Please find all lines in the data that hold the string "this" and copy them.

╭─ DATASET ROWS

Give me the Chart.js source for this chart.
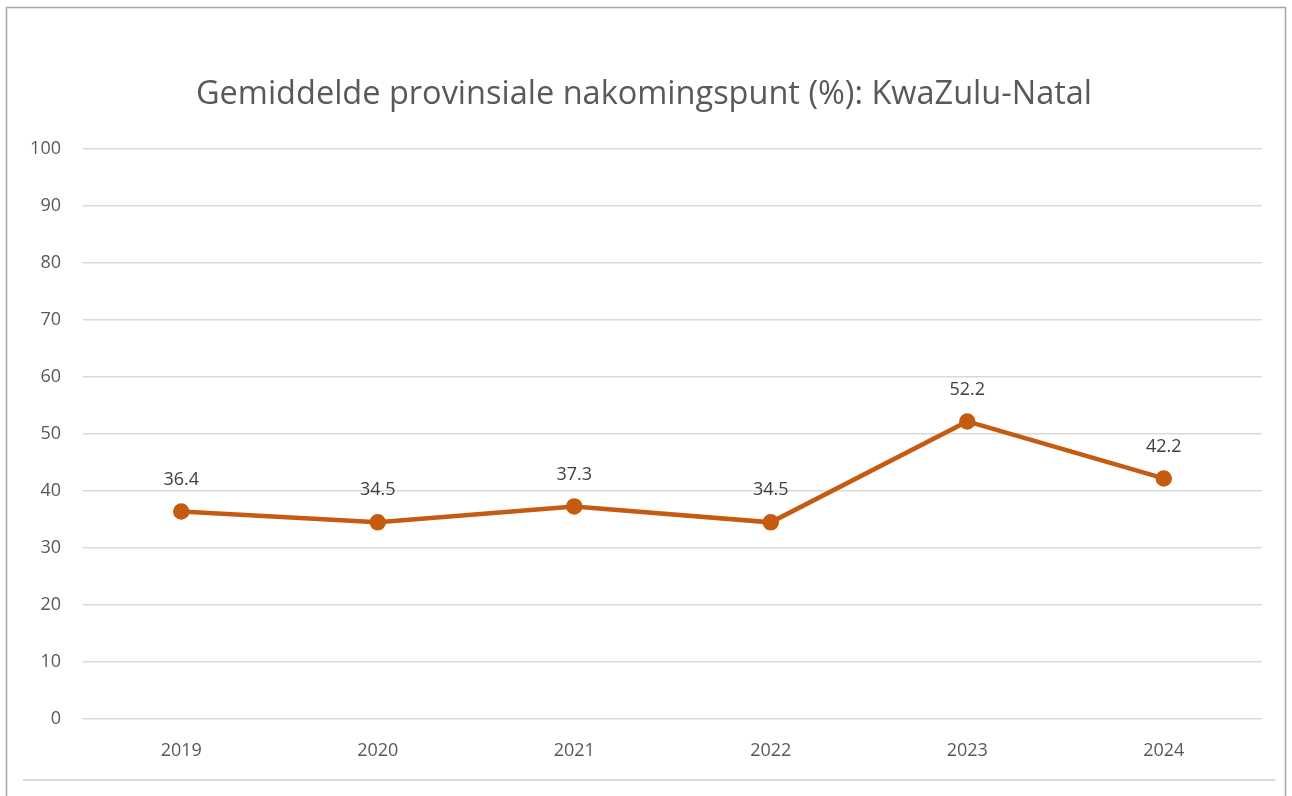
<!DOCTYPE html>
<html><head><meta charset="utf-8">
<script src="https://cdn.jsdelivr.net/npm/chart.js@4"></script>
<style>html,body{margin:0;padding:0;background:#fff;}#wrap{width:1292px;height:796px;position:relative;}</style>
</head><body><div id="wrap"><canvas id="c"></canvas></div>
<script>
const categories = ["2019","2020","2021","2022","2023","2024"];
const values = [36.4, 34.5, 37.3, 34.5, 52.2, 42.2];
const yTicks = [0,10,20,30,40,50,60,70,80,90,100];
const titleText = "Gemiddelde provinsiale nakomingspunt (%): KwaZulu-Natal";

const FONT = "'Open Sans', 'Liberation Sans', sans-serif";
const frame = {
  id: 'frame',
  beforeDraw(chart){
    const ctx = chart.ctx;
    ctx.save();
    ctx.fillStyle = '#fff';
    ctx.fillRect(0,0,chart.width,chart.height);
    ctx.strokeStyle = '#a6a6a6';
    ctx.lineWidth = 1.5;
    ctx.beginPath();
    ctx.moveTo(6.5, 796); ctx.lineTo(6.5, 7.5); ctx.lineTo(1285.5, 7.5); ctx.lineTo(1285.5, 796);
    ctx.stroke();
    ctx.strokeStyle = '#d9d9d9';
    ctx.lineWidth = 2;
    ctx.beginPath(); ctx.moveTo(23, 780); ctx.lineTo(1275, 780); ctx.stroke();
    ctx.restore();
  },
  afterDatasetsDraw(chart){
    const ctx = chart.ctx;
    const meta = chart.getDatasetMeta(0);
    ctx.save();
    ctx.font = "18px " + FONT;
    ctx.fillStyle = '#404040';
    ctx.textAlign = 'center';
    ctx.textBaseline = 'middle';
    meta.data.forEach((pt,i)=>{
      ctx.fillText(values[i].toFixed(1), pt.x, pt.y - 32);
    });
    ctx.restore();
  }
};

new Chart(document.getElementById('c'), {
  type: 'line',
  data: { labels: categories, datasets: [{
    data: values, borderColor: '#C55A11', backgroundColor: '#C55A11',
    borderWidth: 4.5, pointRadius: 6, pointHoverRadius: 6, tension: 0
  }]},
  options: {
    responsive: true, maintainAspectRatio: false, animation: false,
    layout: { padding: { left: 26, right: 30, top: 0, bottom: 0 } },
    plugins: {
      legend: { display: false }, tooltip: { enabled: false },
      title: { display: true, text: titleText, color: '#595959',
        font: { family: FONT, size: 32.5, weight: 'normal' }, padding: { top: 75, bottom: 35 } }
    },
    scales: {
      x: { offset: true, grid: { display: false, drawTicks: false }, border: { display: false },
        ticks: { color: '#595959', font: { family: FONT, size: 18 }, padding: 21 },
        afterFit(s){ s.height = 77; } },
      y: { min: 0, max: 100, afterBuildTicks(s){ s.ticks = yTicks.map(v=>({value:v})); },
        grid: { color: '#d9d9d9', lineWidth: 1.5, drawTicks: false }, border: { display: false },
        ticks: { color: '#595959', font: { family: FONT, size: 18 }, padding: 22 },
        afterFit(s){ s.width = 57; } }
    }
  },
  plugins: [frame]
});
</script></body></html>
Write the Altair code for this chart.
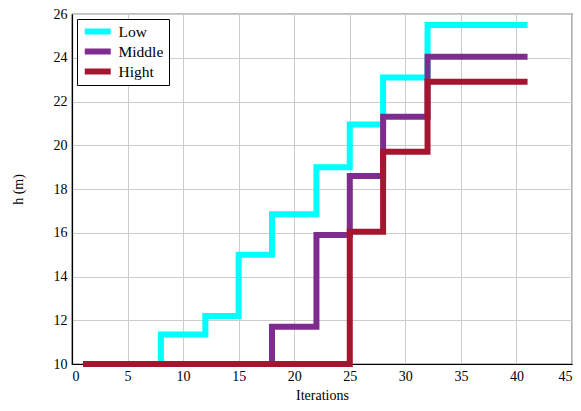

╰─

- _SOLUTION TO THE PROBLEM_
Give me the Chart.js source for this chart.
Write the Altair code for this chart.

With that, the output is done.